Design Sprints are Absurd
It’s Time to Get Serious
The ‘Design Sprint’, made extremely popular by Google Ventures is a highly problematic approach to innovation. At best, it’s a glorified ‘team-building’ exercise that has made its way into thousands of massive corporations, startups, and company workshops. Due to its adoption and promotion by Google, it has spread like absolute wildfire, but even on its’ best days shouldn’t be really be taken seriously in any organization, big or small. The reasons are simple.
First, it lacks any scientific rigor. Second, it creates social tension, leading to hurt egos and learned helplessness. Lastly, it is just too hasty and rudimentary for massive, multi-million dollar decisions to be made. Moreover, design sprints are an exercise better suited for social conferences— not high stakes development decisions. Could you imagine Nasa using design sprints to develop solutions for a man-mission to Mars? It’s absurd.

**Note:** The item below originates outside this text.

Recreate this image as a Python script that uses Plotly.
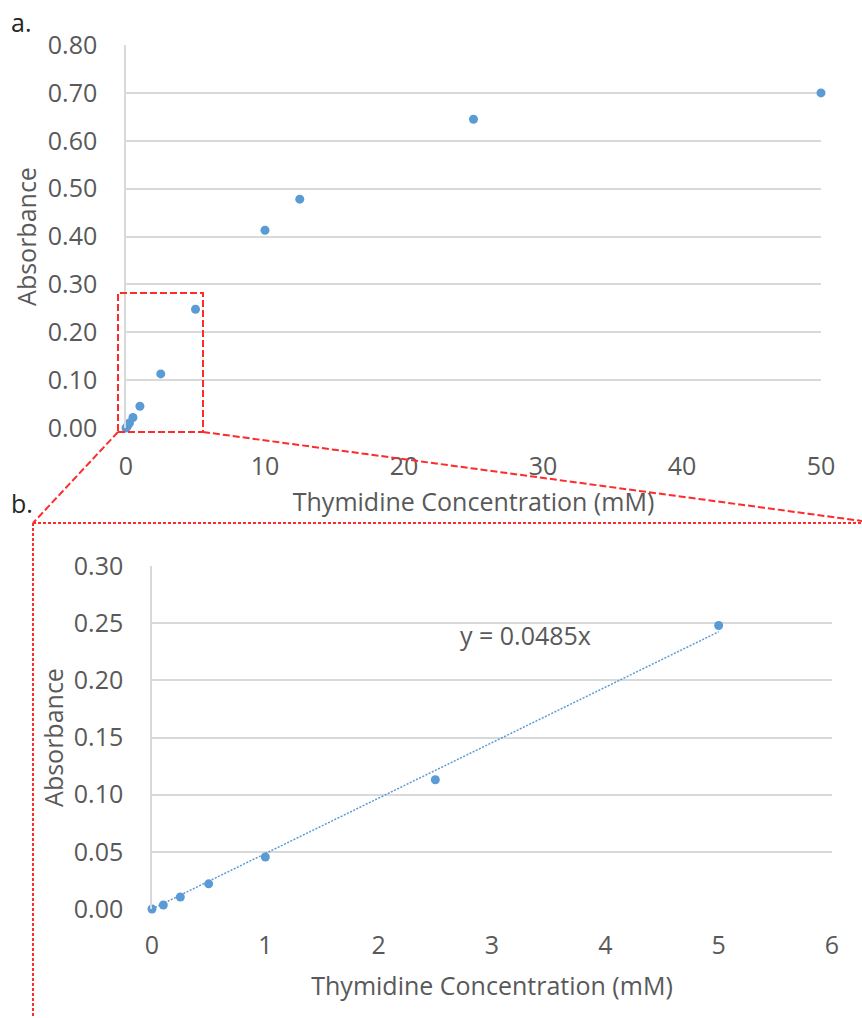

The ‘Design Sprint’ has been made extremely popular by the book ‘Sprint’ by Jake Knapp, which outlines how an electoral conceptualization and omission process can help companies ‘solve anything ever’. The only problem is that sprinting never really solved any worthy problems. What it does do, is inflate ego’s while creating group friction which is inherently bad for innovation and the organization at large.